AgentSkillsCN

dhis2-query-optimization

优化DHIS2查询,避免URL长度限制、服务器超时与内存问题。当你需要查询大规模数据集、使用children=True参数,或在查询因超时而失败时,这一技能将为你提供分块策略与复杂度估算。

SKILL.md
--- frontmatter
name: dhis2-query-optimization
description: Optimize DHIS2 queries to avoid URL length limits, server timeouts, and memory issues. Use when querying large datasets, using children=True, or when queries fail with timeouts.

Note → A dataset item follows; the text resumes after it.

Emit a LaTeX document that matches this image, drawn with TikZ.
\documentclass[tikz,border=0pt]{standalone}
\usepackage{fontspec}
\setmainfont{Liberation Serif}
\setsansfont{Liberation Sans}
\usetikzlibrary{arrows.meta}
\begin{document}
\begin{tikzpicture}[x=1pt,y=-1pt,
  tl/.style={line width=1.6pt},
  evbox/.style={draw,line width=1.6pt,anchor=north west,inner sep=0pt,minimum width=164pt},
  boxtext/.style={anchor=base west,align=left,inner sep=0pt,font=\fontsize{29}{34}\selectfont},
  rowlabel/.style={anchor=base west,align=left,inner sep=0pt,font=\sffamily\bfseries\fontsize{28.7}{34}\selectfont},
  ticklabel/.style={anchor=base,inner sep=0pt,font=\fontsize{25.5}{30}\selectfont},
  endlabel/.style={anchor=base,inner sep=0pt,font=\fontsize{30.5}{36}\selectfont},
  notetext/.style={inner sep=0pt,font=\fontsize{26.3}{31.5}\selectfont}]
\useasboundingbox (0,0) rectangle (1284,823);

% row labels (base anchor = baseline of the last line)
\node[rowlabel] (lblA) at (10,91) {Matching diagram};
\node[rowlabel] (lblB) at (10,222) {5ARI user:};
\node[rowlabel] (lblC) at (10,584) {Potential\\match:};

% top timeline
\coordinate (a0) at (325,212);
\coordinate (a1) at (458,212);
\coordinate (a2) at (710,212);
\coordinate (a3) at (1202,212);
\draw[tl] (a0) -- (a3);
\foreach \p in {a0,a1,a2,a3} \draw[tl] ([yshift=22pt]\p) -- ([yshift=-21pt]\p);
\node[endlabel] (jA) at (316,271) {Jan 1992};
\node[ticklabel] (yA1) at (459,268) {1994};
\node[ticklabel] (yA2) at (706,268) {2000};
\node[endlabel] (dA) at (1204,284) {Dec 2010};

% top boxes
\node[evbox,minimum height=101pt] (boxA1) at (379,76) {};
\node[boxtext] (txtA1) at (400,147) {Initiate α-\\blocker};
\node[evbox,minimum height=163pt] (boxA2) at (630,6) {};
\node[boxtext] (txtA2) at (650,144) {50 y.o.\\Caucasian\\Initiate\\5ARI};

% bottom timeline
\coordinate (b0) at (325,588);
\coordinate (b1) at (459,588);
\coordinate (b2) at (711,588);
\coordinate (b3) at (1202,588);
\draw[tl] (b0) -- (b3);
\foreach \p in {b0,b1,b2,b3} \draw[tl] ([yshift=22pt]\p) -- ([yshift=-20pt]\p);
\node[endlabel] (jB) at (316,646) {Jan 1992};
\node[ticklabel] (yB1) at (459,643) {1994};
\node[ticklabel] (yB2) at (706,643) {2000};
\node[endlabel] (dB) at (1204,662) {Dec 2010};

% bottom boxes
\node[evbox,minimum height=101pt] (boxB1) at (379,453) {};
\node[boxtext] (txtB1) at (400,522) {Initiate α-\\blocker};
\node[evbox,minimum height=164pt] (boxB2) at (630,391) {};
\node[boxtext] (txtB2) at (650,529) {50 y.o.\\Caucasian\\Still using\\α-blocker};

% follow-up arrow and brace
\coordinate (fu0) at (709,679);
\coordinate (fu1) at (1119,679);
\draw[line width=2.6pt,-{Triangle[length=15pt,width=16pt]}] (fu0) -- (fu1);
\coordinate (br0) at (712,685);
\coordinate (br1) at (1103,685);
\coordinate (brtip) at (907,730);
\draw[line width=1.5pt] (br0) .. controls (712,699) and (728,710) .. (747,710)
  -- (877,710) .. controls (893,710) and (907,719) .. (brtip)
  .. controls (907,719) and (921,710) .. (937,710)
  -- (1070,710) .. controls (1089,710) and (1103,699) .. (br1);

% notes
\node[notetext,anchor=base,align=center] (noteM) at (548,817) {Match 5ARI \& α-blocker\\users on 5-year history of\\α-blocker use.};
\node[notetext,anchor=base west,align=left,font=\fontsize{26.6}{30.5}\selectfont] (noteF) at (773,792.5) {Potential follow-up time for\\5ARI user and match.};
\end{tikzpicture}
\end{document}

Provides chunking strategies and complexity estimation.

DHIS2 Query Optimization

Strategies for handling large DHIS2 queries that might fail due to URL length, server timeout, or memory limits.

Prerequisites: Client setup from dhis2 skill (assumes dhis is initialized)

Problem Overview

DHIS2 queries can fail when:

ProblemSymptomThreshold
URL too longHTTP 414 or truncated query~1900 characters
Server timeoutHTTP 504 or connection timeoutQuery complexity too high
Memory overflowHTTP 500 or incomplete responseResponse too large

Query Complexity Estimation

Formula

python
complexity = org_units × periods × data_elements

Safe thresholds (approximate):

  • complexity < 10,000 - Usually safe
  • complexity 10,000-50,000 - May need chunking
  • complexity > 50,000 - Definitely chunk

The children=True Problem

When using children=True, you don't know the org unit count upfront:

python
# This might request data for 5,000+ org units!
df = dhis.analytics.get(
    data_elements=["fbfJHSPpUQD"],
    org_units=["country_uid"],  # Level 1
    periods=["LAST_12_MONTHS"],
    include_cocs=True,
    children=True  # ⚠️ Expands to ALL descendants
)

Estimate Org Unit Count

python
def estimate_org_unit_count(dhis, parent_uid: str) -> int:
    """Estimate number of org units under a parent."""
    # Get parent info
    parent = dhis.api.get(
        f"organisationUnits/{parent_uid}",
        params={"fields": "level,children::size"}
    )
    parent_level = parent.get("level", 1)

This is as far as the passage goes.